The second military metaphor is that he is our fortress. Not only our sanctuary, but a stronghold. He is our dwelling place, as a shelter and shadow. He’s our hiding place as our sanctuary and stronghold.

Some years ago we had the privilege of having the composer of a beautiful hymn which became a perennial song. The composer and his wife came to be with us at a RREACH special event. He had written a song called “You Are My Hiding Place” became very popular. Listen to how the words go.

“You are my hiding place. You always fill my heart with songs of deliverance. Whenever I am afraid, I will trust in you.
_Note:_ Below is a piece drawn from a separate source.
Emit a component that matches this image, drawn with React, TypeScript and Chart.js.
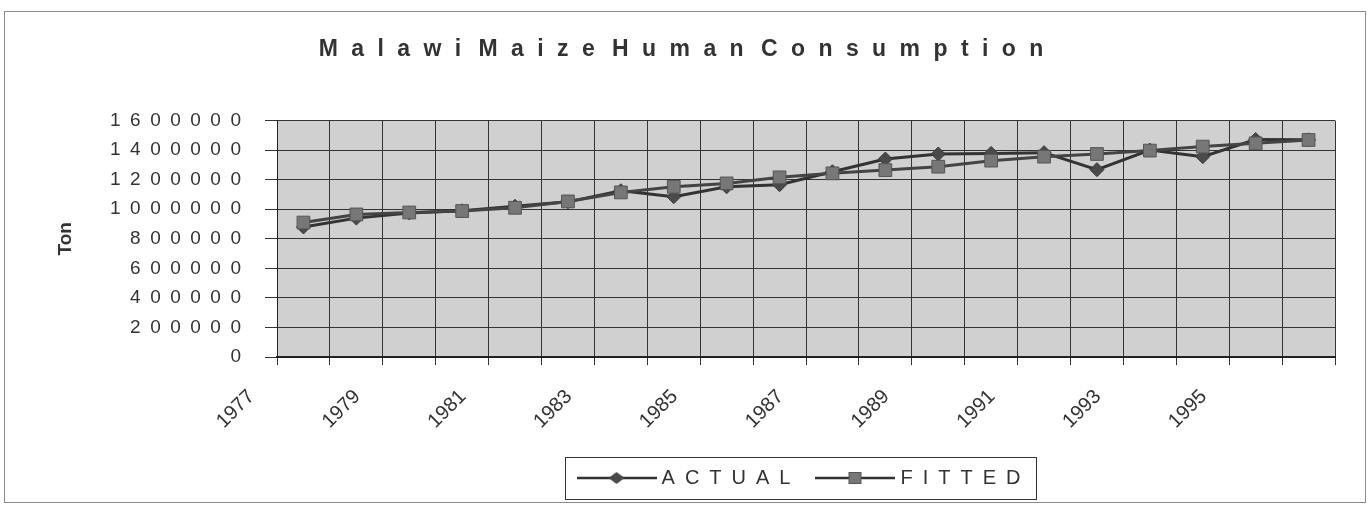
import React, { useEffect, useRef } from 'react';
import { Chart, registerables } from 'chart.js';

Chart.register(...registerables);

const years = ['1977', '1978', '1979', '1980', '1981', '1982', '1983', '1984', '1985', '1986', '1987', '1988', '1989', '1990', '1991', '1992', '1993', '1994', '1995', '1996'];
const actual = [880000, 940000, 975000, 990000, 1020000, 1050000, 1125000, 1085000, 1152000, 1166000, 1254000, 1340000, 1374000, 1378000, 1383000, 1268000, 1401000, 1356000, 1472000, 1470000];
const fitted = [910000, 965000, 978000, 988000, 1010000, 1053000, 1114000, 1152000, 1175000, 1216000, 1243000, 1265000, 1288000, 1329000, 1356000, 1374000, 1397000, 1424000, 1446000, 1469000];
const yTicks = { min: 0, max: 1600000, step: 200000 };
const titleText = 'Malawi Maize Human Consumption';
const seriesNames = ['ACTUAL', 'FITTED'];
const yTitle = 'Ton';

const EN = '\u2002';
const HAIR = '\u200A';
const spacedTitle = (s: string) =>
  s.split(' ').map((w) => w.split('').join(EN + HAIR)).join(EN + HAIR + HAIR + HAIR) + EN + EN;
const spaced = (s: string) => s.split('').join(EN);
const FONT = "'Liberation Sans', Arial, sans-serif";

function makeSample(kind: 'diamond' | 'square'): HTMLCanvasElement {
  const c = document.createElement('canvas');
  c.width = 80;
  c.height = 18;
  const ctx = c.getContext('2d')!;
  ctx.strokeStyle = '#333';
  ctx.lineWidth = 2.5;
  ctx.beginPath();
  ctx.moveTo(0, 9);
  ctx.lineTo(80, 9);
  ctx.stroke();
  if (kind === 'diamond') {
    ctx.fillStyle = '#4a4a4a';
    ctx.beginPath();
    ctx.moveTo(32, 9);
    ctx.lineTo(40, 3);
    ctx.lineTo(48, 9);
    ctx.lineTo(40, 15);
    ctx.closePath();
    ctx.fill();
  } else {
    ctx.fillStyle = '#777';
    ctx.strokeStyle = '#555';
    ctx.lineWidth = 1;
    ctx.fillRect(33, 3, 13, 12);
    ctx.strokeRect(33.5, 3.5, 12, 11);
  }
  return c;
}

export default function App() {
  const ref = useRef<HTMLCanvasElement | null>(null);

  useEffect(() => {
    if (!ref.current) return;
    const samples = [makeSample('diamond'), makeSample('square')];

    const framePlugin = {
      id: 'frame',
      beforeDraw(chart: any) {
        const { ctx, chartArea } = chart;
        ctx.save();
        ctx.fillStyle = '#ffffff';
        ctx.fillRect(0, 0, chart.width, chart.height);
        ctx.strokeStyle = '#8a8a8a';
        ctx.lineWidth = 1;
        ctx.strokeRect(4.5, 11.5, 1361, 491);
        ctx.fillStyle = '#d0d0d0';
        ctx.fillRect(chartArea.left, chartArea.top, chartArea.right - chartArea.left, chartArea.bottom - chartArea.top);
        ctx.restore();
      },
      afterDraw(chart: any) {
        const lg = chart.legend;
        if (!lg || !lg.legendHitBoxes || !lg.legendHitBoxes.length) return;
        const hb = lg.legendHitBoxes;
        let minX = Infinity, maxX = -Infinity, minY = Infinity, maxY = -Infinity;
        hb.forEach((b: any) => {
          minX = Math.min(minX, b.left);
          maxX = Math.max(maxX, b.left + b.width);
          minY = Math.min(minY, b.top);
          maxY = Math.max(maxY, b.top + b.height);
        });
        const ctx = chart.ctx;
        ctx.save();
        ctx.strokeStyle = '#333';
        ctx.lineWidth = 1;
        ctx.strokeRect(Math.round(minX - 17) + 0.5, Math.round(minY - 11) + 0.5, Math.round(maxX - minX + 22), Math.round(maxY - minY + 22));
        ctx.restore();
      },
    };

    const chart = new Chart(ref.current, {
      type: 'line',
      data: {
        labels: years,
        datasets: [
          {
            label: spaced(seriesNames[0]) + EN + EN,
            data: actual,
            borderColor: '#333',
            borderWidth: 3,
            pointStyle: 'rectRot',
            pointRadius: 7,
            pointBackgroundColor: '#4a4a4a',
            pointBorderColor: '#3a3a3a',
            pointBorderWidth: 1,
            tension: 0,
            order: 0,
          },
          {
            label: spaced(seriesNames[1]) + EN,
            data: fitted,
            borderColor: '#444',
            borderWidth: 3,
            pointStyle: 'rect',
            pointRadius: 9,
            pointBackgroundColor: '#777',
            pointBorderColor: '#555',
            pointBorderWidth: 1,
            tension: 0,
            order: -1,
          },
        ],
      },
      options: {
        animation: false,
        responsive: true,
        maintainAspectRatio: false,
        layout: { padding: { left: 50, right: 36, top: 0, bottom: 8 } },
        plugins: {
          tooltip: { enabled: false },
          title: {
            display: true,
            text: spacedTitle(titleText),
            color: '#333',
            font: { family: FONT, size: 23, weight: 'bold' },
            padding: { top: 36, bottom: 57 },
          },
          legend: {
            display: true,
            position: 'bottom',
            fullSize: false,
            labels: {
              usePointStyle: true,
              pointStyleWidth: 70,
              color: '#333',
              font: { family: FONT, size: 20 },
              padding: 10,
              sort: (a: any, b: any) => a.datasetIndex - b.datasetIndex,
              generateLabels: (chart: any) => {
                const base = Chart.defaults.plugins.legend.labels.generateLabels(chart);
                return base.map((it: any) => ({ ...it, pointStyle: samples[it.datasetIndex] }));
              },
            },
          },
        },
        scales: {
          x: {
            type: 'category',
            offset: true,
            grid: { offset: true, color: '#333', lineWidth: 1, tickLength: 8, tickColor: '#333' },
            border: { color: '#222', width: 2 },
            ticks: {
              autoSkip: false,
              maxRotation: 45,
              minRotation: 45,
              labelOffset: -52,
              padding: 20,
              color: '#333',
              font: { family: FONT, size: 20 },
              callback: function (this: any, _v: any, i: number) {
                return i % 2 === 0 ? years[i] : '';
              },
            },
            afterFit: (s: any) => {
              s.height = 101;
            },
          },
          y: {
            min: yTicks.min,
            max: yTicks.max,
            grid: { color: '#333', lineWidth: 1, tickLength: 12, tickColor: '#333' },
            border: { color: '#222', width: 1 },
            ticks: {
              stepSize: yTicks.step,
              padding: 24,
              color: '#333',
              font: { family: FONT, size: 19 },
              callback: (v: any) => String(v).split('').join(EN),
            },
            title: {
              display: true,
              text: yTitle,
              color: '#333',
              font: { family: FONT, size: 19, weight: 'bold' },
              padding: { top: 4, bottom: 4 },
            },
            afterFit: (s: any) => {
              s.width = 227;
            },
          },
        },
      },
      plugins: [framePlugin],
    } as any);

    return () => chart.destroy();
  }, []);

  return (
    <div style={{ position: 'absolute', left: 0, top: 0, width: 1371, height: 506 }}>
      <canvas ref={ref} />
    </div>
  );
}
I will trust in you. Let the weak say I’m strong in the strength of the Lord. You are my hiding place. You always fill my heart with songs. Songs of deliverance. Whenever I’m afraid, I will trust in you. Let the weak be strong in the strength of the Lord.”

When we were young in Chennai, India, then called Madras, a luminary of the Christian faith at that time Corrie Ten Boom came to our home. She was one who gave shelter to the Jews who were being persecuted and murdered and massacred in Germany. And she herself had to pay prison price.

Later on, there was a movie about her called The Hiding Place. If you go to her home in the Netherlands, Corrie ten Boom home is a piano where this song, You’re My Hiding Place, is open on the music stand. God is your shelter and your shadow. The enfolder. He’s your sanctuary and stronghold. Your refuge and your fortress. We rest in the sovereign Savior who enfolds us. He secures our well-being.